Il respiro interrotto di una generazione che avrebbe voluto cambiare il mondo

Alla fine quel che resta, del tempo andato, è una canzone. O una voce che canta. O tutte e due. È un assunto banale ma lo è in quanto è un'esperienza che abbiamo vissuto tutti, che Guccini sintetizzava così: «ti circonda la malinconia/ e ti ricorda quel canto muto/ la donna che ha fatto innamorare/ le vite che tu non hai vissuto...». Su questo spartito esistenziale Fabio Stassi ha intrecciato, come una melodia polifonica, il suo Come un respiro interrotto (Sellerio, pagg.308, euro 16). Su un palco, piuttosto scalcinato, di un localetto della Roma anni Settanta si incontrano due personaggi bizzarri: Sole, una cantante dalla voce magica e dalla grande timidezza e Matteo, un bassista dotato di orecchio assoluto, la spalla ideale. Matteo, sino a poco prima, avrebbe voluto ammazzarsi con laconico biglietto: «Perdonatemi il mondo ha troppe stonature». Poi Sole attacca a cantare Alfonsina y el mar e qualcosa cambia, ritrova il senso della musica. Da lì in poi le loro vite si incrociano, diventano l'elica di Dna che dà vita al romanzo. Tra concerti, storie familiari, politica, lontananze e sogni che si sfilacciano sfilano la contestazione, gli Ottanta rampanti, i liquidi anni Novanta, e la grande crisi esistenziale del dopo millennio. Un lungo percorso in cui Stassi ricostruisce benissimo il farsi e disfarsi di una generazione che aveva sognato di cambiare il mondo. Ma non c'è riuscita. Magistrale, a esempio, il dialogo tra il gruppo di musicisti che gravitano attorno a Sole e chi invece sceglie le Brigate rosse. Come lo studente Manuel, un ragazzo colto e malinconico che però «si era spinto in una zona di gelo e ghiaccio da cui non sarebbe più tornato». E poi arrivano molte altre crisi e lisi, come l'impossibilità di cambiare la Sicilia o fermare l'eroina, l'inutilità di una vita normale e microborghese, il prezzo troppo alto dei lustrini della fama. Delusioni che nemmeno la voce di Sole è capace di lenire. Così alla fine lei, per prima decide di «riavvolgere il nastro» della sua vita.

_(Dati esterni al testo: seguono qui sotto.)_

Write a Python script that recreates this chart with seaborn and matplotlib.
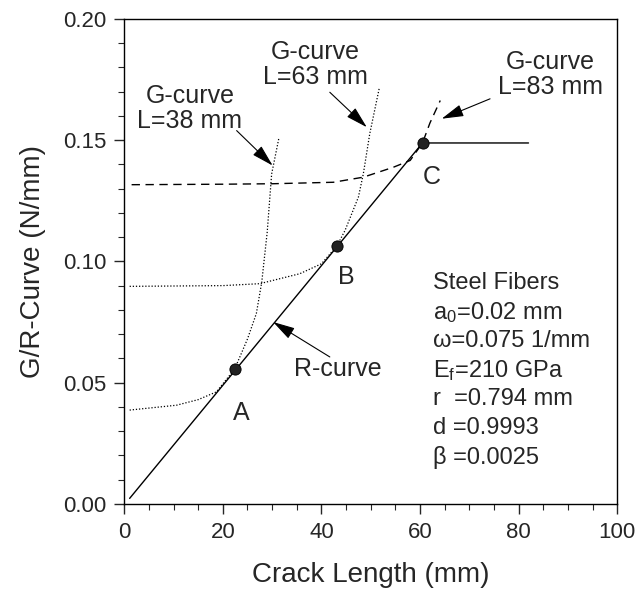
import numpy as np
import pandas as pd
import seaborn as sns
import matplotlib.pyplot as plt
from matplotlib.ticker import MultipleLocator, FormatStrFormatter

# R-curve (solid) and its plateau
r_x = [1.1, 60.5, 82.0]
r_y = [0.0023, 0.1488, 0.1488]

# G-curves
g38_x = [1.1, 10.6, 15.0, 18.7, 22.4, 25.0, 26.8, 27.9, 29.0, 29.9, 31.4]
g38_y = [0.0387, 0.0407, 0.0430, 0.0462, 0.0556, 0.0680, 0.0785, 0.0915, 0.112, 0.136, 0.1511]
g63_x = [1.1, 20.0, 27.5, 35.6, 40.0, 43.1, 44.8, 47.5, 48.5, 49.8, 51.7]
g63_y = [0.0897, 0.0900, 0.0908, 0.0949, 0.0990, 0.1062, 0.1128, 0.1265, 0.1361, 0.1526, 0.1711]
g83_x = [1.5, 20.0, 30.2, 42.4, 48.5, 54.6, 58.0, 60.5, 62.0, 64.1]
g83_y = [0.1316, 0.1318, 0.1320, 0.1326, 0.1347, 0.1388, 0.1416, 0.1488, 0.1570, 0.1663]

# instability points
pt_names = ["A", "B", "C"]
pt_x = [22.4, 43.1, 60.5]
pt_y = [0.0556, 0.1062, 0.1488]

params = ["Steel Fibers", "a$_0$=0.02 mm", "\u03c9=0.075 1/mm", "E$_f$=210 GPa",
          "r  =0.794 mm", "d =0.9993", "\u03b2 =0.0025"]

sns.set_style("ticks")
plt.rcParams['font.family'] = ['Liberation Sans', 'DejaVu Sans']
plt.rcParams['mathtext.fontset'] = 'custom'
plt.rcParams['mathtext.rm'] = 'Liberation Sans'
plt.rcParams['mathtext.it'] = 'Liberation Sans'

fig = plt.figure(figsize=(6.37, 6.05), dpi=100)
ax = fig.add_axes([0.195, 0.167, 0.774, 0.802])

sns.lineplot(x=r_x, y=r_y, ax=ax, color="black", lw=1.0, sort=False, estimator=None)
sns.lineplot(x=g38_x, y=g38_y, ax=ax, color="black", lw=0.9, ls=(0, (1, 1.5)), sort=False, estimator=None)
sns.lineplot(x=g63_x, y=g63_y, ax=ax, color="black", lw=0.9, ls=(0, (1, 1.5)), sort=False, estimator=None)
sns.lineplot(x=g83_x, y=g83_y, ax=ax, color="black", lw=1.0, ls=(0, (6, 4)), sort=False, estimator=None)
sns.scatterplot(x=pt_x, y=pt_y, ax=ax, color="#222222", s=65, edgecolor="black", zorder=5)

# point labels
lbl_off = [(1.4, -0.0183), (2.0, -0.0127), (1.9, -0.0141)]
for n, x, y, (dx, dy) in zip(pt_names, pt_x, pt_y, lbl_off):
    ax.text(x + dx, y + dy, n, fontsize=18, ha="center", va="center")

arrow = dict(arrowstyle="-|>,head_length=0.9,head_width=0.25", color="black", lw=0.8,
             shrinkA=0, shrinkB=0, mutation_scale=15)
ax.annotate("", xy=(30.1, 0.1395), xytext=(22.8, 0.1539), arrowprops=arrow)
ax.text(13.3, 0.1632, "G-curve\nL=38 mm", fontsize=18, ha="center", va="center", linespacing=1.05)
ax.annotate("", xy=(49.2, 0.1553), xytext=(41.7, 0.1697), arrowprops=arrow)
ax.text(38.8, 0.1810, "G-curve\nL=63 mm", fontsize=18, ha="center", va="center", linespacing=1.05)
ax.annotate("", xy=(64.4, 0.1588), xytext=(74.2, 0.1670), arrowprops=arrow)
ax.text(86.4, 0.1770, "G-curve\nL=83 mm", fontsize=18, ha="center", va="center", linespacing=1.05)
ax.annotate("", xy=(30.2, 0.0750), xytext=(41.7, 0.0606), arrowprops=arrow)
ax.text(43.4, 0.0558, "R-curve", fontsize=18, ha="center", va="center")

# parameter block
for i, s in enumerate(params):
    ax.text(62.7, 0.0910 - i * 0.01195, s, fontsize=17, ha="left", va="center")

ax.set_xlim(0, 100)
ax.set_ylim(0, 0.20)
ax.xaxis.set_major_locator(MultipleLocator(20))
ax.xaxis.set_minor_locator(MultipleLocator(5))
ax.yaxis.set_major_locator(MultipleLocator(0.05))
ax.yaxis.set_minor_locator(MultipleLocator(0.01))
ax.yaxis.set_major_formatter(FormatStrFormatter("%.2f"))
ax.tick_params(which="major", length=7, width=1, labelsize=16, pad=6)
ax.tick_params(which="minor", length=4, width=0.8)
for sp in ax.spines.values():
    sp.set_linewidth(1.0)
    sp.set_color("black")

ax.set_xlabel("Crack Length (mm)", fontsize=20, labelpad=14)
ax.set_ylabel("G/R-Curve (N/mm)", fontsize=20, labelpad=12)

fig.savefig("out.png", dpi=100, facecolor="white")
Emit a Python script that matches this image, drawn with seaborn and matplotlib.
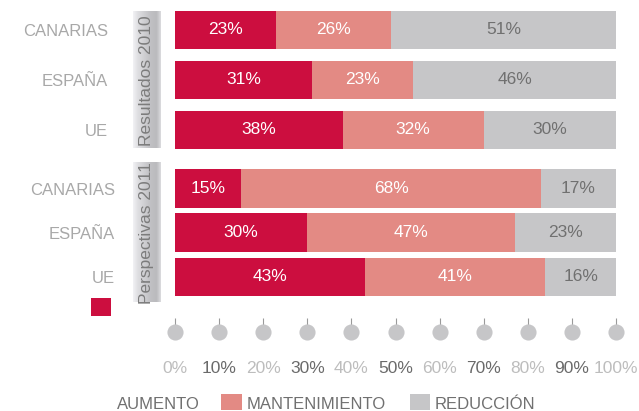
import numpy as np
import pandas as pd
import matplotlib
matplotlib.use("Agg")
import matplotlib.pyplot as plt
import seaborn as sns
from matplotlib.patches import Rectangle

# ---------------- data ----------------
categories = ["CANARIAS", "ESPAÑA", "UE"]
groups = ["Resultados 2010", "Perspectivas 2011"]
aumento_2010 = [23, 31, 38]
mantenimiento_2010 = [26, 23, 32]
reduccion_2010 = [51, 46, 30]
aumento_2011 = [15, 30, 43]
mantenimiento_2011 = [68, 47, 41]
reduccion_2011 = [17, 23, 16]
series_names = ["AUMENTO", "MANTENIMIENTO", "REDUCCIÓN"]
x_ticks = [0, 10, 20, 30, 40, 50, 60, 70, 80, 90, 100]
x_tick_labels = ["0%", "10%", "20%", "30%", "40%", "50%", "60%", "70%", "80%", "90%", "100%"]

RED = "#cc0e3f"
PINK = "#e38a84"
GRAY = "#c6c6c8"
CAT_COLOR = "#a8a8a8"
DARK_TXT = "#707070"

sns.set_style("white")
plt.rcParams["font.family"] = ["Liberation Sans", "DejaVu Sans"]

W, H = 639, 411
fig = plt.figure(figsize=(W / 100, H / 100), dpi=100)


def fx(px):
    return px / W


def fy(py):
    return 1 - py / H


# overlay in pixel coordinates for decorations
ov = fig.add_axes([0, 0, 1, 1], zorder=0)
ov.axis("off")

# group boxes with gradient
grad_pos = np.linspace(0, 1, 64)
prof = np.interp(grad_pos, [0, 0.15, 0.6, 0.85, 1], [0.95, 0.88, 0.76, 0.73, 0.86])
img = np.zeros((2, 64, 3))
img[..., 0] = prof
img[..., 1] = prof
img[..., 2] = np.clip(prof + 0.012, 0, 1)
box_specs = [(12, 148), (163, 302)]
for (y0, y1), label in zip(box_specs, groups):
    ov.imshow(img, extent=(133, 161, y1, y0), aspect="auto", interpolation="bilinear")
    ov.text(146.5, (y0 + y1) / 2 + 1, label, rotation=90, ha="center", va="center",
            fontsize=12.5, color="#7c7c7c")

# detached AUMENTO swatch
ov.add_patch(Rectangle((91, 298), 20, 18, color=RED, lw=0))
# legend
ov.text(117, 404, series_names[0], ha="left", va="center", fontsize=12, color=DARK_TXT)
ov.add_patch(Rectangle((221, 394), 21, 16, color=PINK, lw=0))
ov.text(247, 404, series_names[1], ha="left", va="center", fontsize=12, color=DARK_TXT)
ov.add_patch(Rectangle((410, 394), 20, 16, color=GRAY, lw=0))
ov.text(435, 404, series_names[2], ha="left", va="center", fontsize=12, color=DARK_TXT)
ov.set_xlim(0, W)
ov.set_ylim(H, 0)


def draw_group(top_px, bot_px, aum, man, red, width, pad):
    ax = fig.add_axes([fx(175), fy(bot_px), fx(441), (bot_px - top_px) / H], zorder=2)
    ax.patch.set_alpha(0)
    df = pd.DataFrame({"cat": categories, "a": aum, "m": man, "r": red})
    df["am"] = df["a"] + df["m"]
    df["tot"] = df["am"] + df["r"]
    for col, c in [("tot", GRAY), ("am", PINK), ("a", RED)]:
        sns.barplot(data=df, x=col, y="cat", orient="h", color=c, width=width,
                    saturation=1, linewidth=0, ax=ax, errorbar=None)
    for i, row in df.iterrows():
        ax.text(row["a"] / 2, i, f"{row['a']}%", ha="center", va="center",
                fontsize=12.5, color="white")
        ax.text(row["a"] + row["m"] / 2, i, f"{row['m']}%", ha="center", va="center",
                fontsize=12.5, color="white")
        ax.text(row["am"] + row["r"] / 2, i, f"{row['r']}%", ha="center", va="center",
                fontsize=12.5, color=DARK_TXT)
    ax.set_xlim(0, 100)
    ax.set_ylim(2.5, -0.5)
    ax.set_xlabel("")
    ax.set_ylabel("")
    ax.set_xticks([])
    ax.set_yticks(range(len(categories)))
    ax.set_yticklabels(categories)
    ax.tick_params(axis="y", length=0, pad=pad, labelsize=12, labelcolor=CAT_COLOR)
    for s in ax.spines.values():
        s.set_visible(False)
    return ax


draw_group(5, 155, aumento_2010, mantenimiento_2010, reduccion_2010, 0.76, 48)
draw_group(166.4, 299.1, aumento_2011, mantenimiento_2011, reduccion_2011, 0.88, 43)

# scale axis with circle ticks
ax3 = fig.add_axes([fx(175), fy(346), fx(441), 28 / H], zorder=2)
ax3.patch.set_alpha(0)
ax3.set_xlim(0, 100)
ax3.set_ylim(-1, 1)
ax3.vlines(x_ticks, 0.5, 1.0, color="#9a9a9a", lw=0.8, clip_on=False)
sns.scatterplot(x=x_ticks, y=[0] * len(x_ticks), s=135, color=GRAY, linewidth=0,
                ax=ax3, legend=False, clip_on=False, zorder=3)
ax3.set_xticks(x_ticks)
ax3.set_xticklabels(x_tick_labels)
ax3.set_yticks([])
ax3.tick_params(axis="x", length=0, pad=11, labelsize=12.5)
for i, t in enumerate(ax3.get_xticklabels()):
    t.set_color("#bdbdbd" if i % 2 == 0 else "#6a6a6a")
for s in ax3.spines.values():
    s.set_visible(False)

fig.savefig("out.png", dpi=100)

Ma il finale doloroso, come è doloroso lo scorrere del tempo, non oscura le scintille musicali e gioiose che Stassi distribuisce per il testo, pieno di ritmo e prosa cesellata. E, in fondo, sarebbe comodo etichettare il romanzo di questo scrittore romano-albanese-siciliano, che si sforza di non essere mai barocco ma il barocco lo ha nel sangue, come un romanzo generazionale.

Per fortuna Stassi è del 1962. Il che significa che per raccontare quel mondo ha attinto ad un immaginifico letterario. E poi gli anni Settanta diventano, in questo caso, metafora di ogni giovinezza, fuggita via dietro a un'illusione.